Jonathan Glazer’s alien fever dream “Under the Skin” was definitely something that was reminiscent of something Stanley Kubrick would have thought up. The emptiness and isolation in this film is enough to make you need a hug after watching it. The story follows an alien (Scarlett Johansson) whose job it is to find and lure food (human males) back to its home in order to seduce and make meat of them. When the alien begins to find out what humanity is she tries to find “happiness” in trying to be human as well. There is a scene that takes place on a shoreline that is the very definition of horror. “Under the Skin” is one of the most haunting and beautiful films of 2014.
This was one of those movies that I could not stop thinking about after the credits rolled. And is again a movie that is more enjoyable the less you know about it going in. But “Borgman” tells the story of what appears to be a weird homeless guy who finds shelter in a hole in the woods. When his “home” is disrupted he moves in with a rich family who takes them into their home. The result brings out the worse in the family and spirals into violence. Borgman is one of the most uniquely disturbing films of 2014.
3. The Guest
When a family lets David (Dan Stevens) into their home it isn’t clear if their new guest wants to help them with their problems or become one of them. This film is an awesome throwback to 80’s genre goodness and boasts an amazing synth driven score. Director Adam Wingard and writer Simon Barrett (You’re Next, A Horrible Way To Die) again do what they do best in “The Guest” by mixing genres and by flipping clichés on their head. Everything these guys do should be closely watched and re-watched while any upcoming projects from the duo will undoubtedly be more of the same kind of awesome.

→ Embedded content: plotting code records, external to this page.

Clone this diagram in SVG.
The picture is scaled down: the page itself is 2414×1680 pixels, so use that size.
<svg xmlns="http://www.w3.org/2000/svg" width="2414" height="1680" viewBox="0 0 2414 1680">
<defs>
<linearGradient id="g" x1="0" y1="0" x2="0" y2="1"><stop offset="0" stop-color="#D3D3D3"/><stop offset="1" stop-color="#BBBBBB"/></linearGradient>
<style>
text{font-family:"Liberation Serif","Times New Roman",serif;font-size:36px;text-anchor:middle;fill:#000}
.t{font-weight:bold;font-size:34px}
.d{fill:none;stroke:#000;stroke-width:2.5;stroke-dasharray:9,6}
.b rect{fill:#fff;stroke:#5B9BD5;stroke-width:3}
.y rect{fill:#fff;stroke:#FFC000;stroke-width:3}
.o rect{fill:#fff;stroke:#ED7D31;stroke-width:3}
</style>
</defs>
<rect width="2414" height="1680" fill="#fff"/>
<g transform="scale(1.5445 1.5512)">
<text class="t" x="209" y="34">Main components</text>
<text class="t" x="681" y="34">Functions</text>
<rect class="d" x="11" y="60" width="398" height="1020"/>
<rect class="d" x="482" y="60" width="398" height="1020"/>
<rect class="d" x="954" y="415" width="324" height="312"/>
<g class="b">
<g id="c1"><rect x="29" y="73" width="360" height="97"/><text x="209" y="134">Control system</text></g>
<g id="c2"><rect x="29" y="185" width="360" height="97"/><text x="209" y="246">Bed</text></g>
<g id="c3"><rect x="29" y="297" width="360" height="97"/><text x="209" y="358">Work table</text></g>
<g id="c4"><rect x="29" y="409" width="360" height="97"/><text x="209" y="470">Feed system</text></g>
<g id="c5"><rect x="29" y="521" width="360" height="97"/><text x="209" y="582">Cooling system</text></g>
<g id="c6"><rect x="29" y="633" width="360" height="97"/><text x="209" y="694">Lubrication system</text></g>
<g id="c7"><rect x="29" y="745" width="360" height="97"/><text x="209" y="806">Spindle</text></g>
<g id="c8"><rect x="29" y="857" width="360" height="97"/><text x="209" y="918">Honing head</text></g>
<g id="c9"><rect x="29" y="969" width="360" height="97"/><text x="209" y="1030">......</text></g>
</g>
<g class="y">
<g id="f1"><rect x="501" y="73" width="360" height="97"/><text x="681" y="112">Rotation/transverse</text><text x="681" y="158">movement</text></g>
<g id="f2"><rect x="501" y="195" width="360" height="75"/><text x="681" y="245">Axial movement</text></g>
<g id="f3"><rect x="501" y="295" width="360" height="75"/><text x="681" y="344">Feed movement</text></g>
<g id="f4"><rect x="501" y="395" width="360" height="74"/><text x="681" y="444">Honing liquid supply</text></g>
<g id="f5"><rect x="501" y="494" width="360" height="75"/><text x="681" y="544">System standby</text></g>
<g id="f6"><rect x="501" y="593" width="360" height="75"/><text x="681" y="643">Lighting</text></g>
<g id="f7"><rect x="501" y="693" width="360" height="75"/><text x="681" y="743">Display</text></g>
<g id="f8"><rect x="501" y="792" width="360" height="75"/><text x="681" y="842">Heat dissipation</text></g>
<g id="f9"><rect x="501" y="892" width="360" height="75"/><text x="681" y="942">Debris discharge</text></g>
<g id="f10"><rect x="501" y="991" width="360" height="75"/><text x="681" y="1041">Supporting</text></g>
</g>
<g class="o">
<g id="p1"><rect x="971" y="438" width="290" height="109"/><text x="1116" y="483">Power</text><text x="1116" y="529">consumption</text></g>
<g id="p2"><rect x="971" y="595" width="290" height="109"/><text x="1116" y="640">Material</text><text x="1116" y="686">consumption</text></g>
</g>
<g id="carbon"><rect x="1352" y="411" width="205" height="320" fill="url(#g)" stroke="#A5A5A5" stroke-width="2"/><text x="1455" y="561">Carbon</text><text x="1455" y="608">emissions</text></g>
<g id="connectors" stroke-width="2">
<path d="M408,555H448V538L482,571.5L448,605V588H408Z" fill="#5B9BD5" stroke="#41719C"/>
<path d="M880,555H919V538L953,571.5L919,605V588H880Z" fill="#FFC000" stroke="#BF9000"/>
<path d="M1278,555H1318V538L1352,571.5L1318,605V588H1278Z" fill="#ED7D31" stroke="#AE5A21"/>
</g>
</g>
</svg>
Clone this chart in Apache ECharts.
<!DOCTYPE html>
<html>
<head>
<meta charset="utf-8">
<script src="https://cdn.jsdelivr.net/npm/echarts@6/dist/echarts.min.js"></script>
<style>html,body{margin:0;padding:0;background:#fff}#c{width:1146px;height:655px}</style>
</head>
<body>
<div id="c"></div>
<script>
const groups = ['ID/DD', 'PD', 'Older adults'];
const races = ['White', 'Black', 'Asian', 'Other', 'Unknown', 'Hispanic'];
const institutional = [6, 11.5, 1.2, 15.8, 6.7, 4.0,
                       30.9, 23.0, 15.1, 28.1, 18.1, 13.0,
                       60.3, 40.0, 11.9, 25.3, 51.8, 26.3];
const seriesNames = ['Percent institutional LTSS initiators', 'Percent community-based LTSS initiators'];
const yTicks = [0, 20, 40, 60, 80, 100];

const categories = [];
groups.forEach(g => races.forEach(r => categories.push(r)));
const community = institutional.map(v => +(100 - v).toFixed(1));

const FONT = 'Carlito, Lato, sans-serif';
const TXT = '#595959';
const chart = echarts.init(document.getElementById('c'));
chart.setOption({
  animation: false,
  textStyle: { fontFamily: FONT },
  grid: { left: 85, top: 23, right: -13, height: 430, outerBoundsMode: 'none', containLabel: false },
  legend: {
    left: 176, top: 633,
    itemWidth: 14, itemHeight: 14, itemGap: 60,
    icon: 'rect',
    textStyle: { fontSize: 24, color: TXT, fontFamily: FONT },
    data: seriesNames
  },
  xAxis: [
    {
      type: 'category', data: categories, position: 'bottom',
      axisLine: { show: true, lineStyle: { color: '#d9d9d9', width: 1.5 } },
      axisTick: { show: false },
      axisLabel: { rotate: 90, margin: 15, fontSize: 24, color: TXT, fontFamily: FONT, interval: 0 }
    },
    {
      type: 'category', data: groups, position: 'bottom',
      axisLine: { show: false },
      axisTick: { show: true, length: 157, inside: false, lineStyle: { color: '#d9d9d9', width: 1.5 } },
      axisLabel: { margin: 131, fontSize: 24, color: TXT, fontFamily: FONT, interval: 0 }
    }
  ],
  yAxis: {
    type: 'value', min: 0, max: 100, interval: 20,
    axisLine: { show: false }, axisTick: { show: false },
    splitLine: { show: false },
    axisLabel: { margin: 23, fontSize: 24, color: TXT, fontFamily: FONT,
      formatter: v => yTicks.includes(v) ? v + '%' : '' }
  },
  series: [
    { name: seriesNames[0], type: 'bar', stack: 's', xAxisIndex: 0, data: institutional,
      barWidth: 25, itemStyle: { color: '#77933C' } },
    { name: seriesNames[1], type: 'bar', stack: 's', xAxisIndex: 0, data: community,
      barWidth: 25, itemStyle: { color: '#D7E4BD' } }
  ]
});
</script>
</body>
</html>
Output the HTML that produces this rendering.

This is one of my favorite films of this year as well as one of my favorites from Takashi Miike. Although it was released in Japan in 2012 it was distributed to the states in 2014. This film could have never had a US theatrical release. The content is insanely violent and may hit close to home to some of the real life violence that the US had to deal with in 2014. “Lesson of Evil” tells the story of a really popular and hip high school teacher, who has some demons that he decides to exercise on the entire school that he teaches at. The less you know about this going in the better of a movie it is so I will leave it at that. It does have one of the higher body counts that I saw in 2014 and is as demented as it is hilarious.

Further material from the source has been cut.